If IRS has already initiated a civil examination, regardless of whether it relates to undisclosed foreign accounts or entities owned or controlled by the taxpayer, the taxpayer will be ineligible to participate in the 2011 OVDI program. The same is true, of course, for taxpayers already under criminal investigation.
Participants in the 2011 OVDI program will have to provide copies of previously filed federal income tax returns for the years covered by the initiative. They also must file amended federal income tax returns for such years, detailing the amount and type of previously unreported income from the undisclosed offshore account or entity. They are also required to submit Treasury Department Form 90-22.1 (Report of Foreign Bank and Financial Accounts), commonly known as the “FBAR” form.
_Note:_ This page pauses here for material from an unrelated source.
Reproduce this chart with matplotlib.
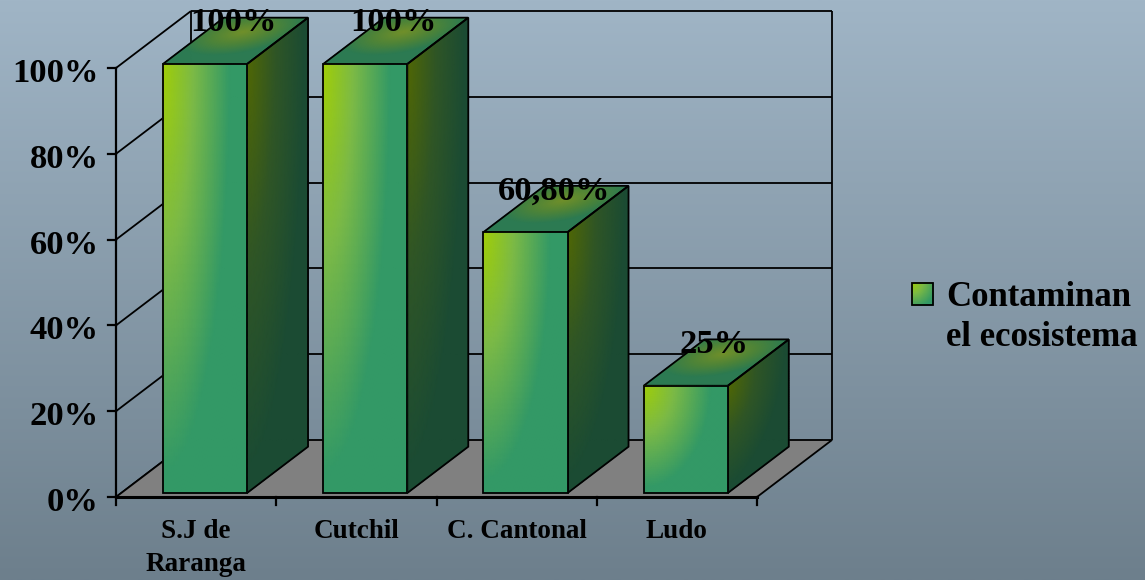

In summary, the 2011 OVDI program represents a fair and reasonable way for those taxpayers with undisclosed foreign accounts or entities, who are not currently being audited by IRS, to bring themselves into tax compliance and thereby avoid substantially greater civil penalties and possible criminal prosecution in the future. Because IRS has increased its examination personnel with additional funding to combat the “tax gap” (the difference between that which is owed to the U.S. Treasury and that which is actually collected), it is doubtful that the government will extend the olive branch to noncompliant taxpayers beyond the August 31 deadline this year.